As far as I know, there is no confirmation on whether Apple (or anyone) could flash new firmware to the Secure Enclave, without the user passcode, without wiping data on the phone. This info is strangely missing from the official iOS Security Guide document. If anyone has more info on this please share.

There are some (unsubstantiated IMO) claims by people online (e.g. https://blog.trailofbits.com/2016/02/17/apple-can-comply-wit...), and a series of Tweets with an ex-Apple security engineer (https://twitter.com/JohnHedge/status/699882614212075520), but nothing official. SEP firmware definitely can be upgraded without a key wipe (as confirmed by the Tweets as well as regular usage of iOS), but it's unsure if can be done without the user passcode. iOS does prompt the user for passcode when performing OS updates (which is also the delivery mechanism for Secure Enclave firmware upgrades).
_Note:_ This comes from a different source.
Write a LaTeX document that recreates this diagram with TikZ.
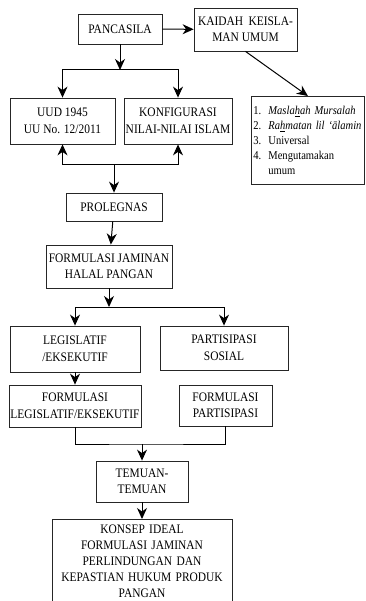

I don't know whether this is a UX-level security check only or actually hardware level required step.

1 comments

This isn't proof, but food for speculation: Given that you have to disable the iCloud "Find My Device" feature on an iPhone as part of the steps Apple requires to be willing to take a device for recycling, I would assume that that setting being on prevents them from doing any automatic wiping/updating of your phone without your passcode, even in DFU mode. (For, surely, if they had the capability, they'd simply use it at the recycling centre, and thereby streamline the recycling workflow.)
I highly doubt they would put those methods in the hands of people working at recycling centers. I feel like if, and that's a big if, they have that kind of capabilities it would be reserved for special case uses. I mean really special case uses.
Keep in mind that "recycling centre" here refers to an intake channel at their own factories; and that the firmware side of the recycling process isn't done by a technician themselves, but by a specialized "sanitizer" unit that the tech plugs the phone into. (Picture a disk degausser, but with a slot for a phone rather than a hard disk. Something heavy enough that you can't simply walk away with one!)

Is it hard to believe that, if iOS devices had a mode "deeper than DFU" that enabled control over the SEP firmware, that such machines would be implemented in terms of that mode?

And I mean, it's not like I'm making this idea up. This sort of "secret hardware-level handshake between recycling/repair machines and production devices, to put said devices back into a lowest-level firmware flashing mode that bypasses all user protections" was discovered to exist on the Nintendo 3DS, and was turned into a permanent jailbreak method for those. It might be an industry-wide practice. (It's hard to tell, because even on a rooted device, you can't just "dump" the ASICs and scan them for a backdoor handshake.)

A device that can launder stolen phones regardless of security settings is still something to keep in limited circulation, even if you can't pick it up and walk away with it.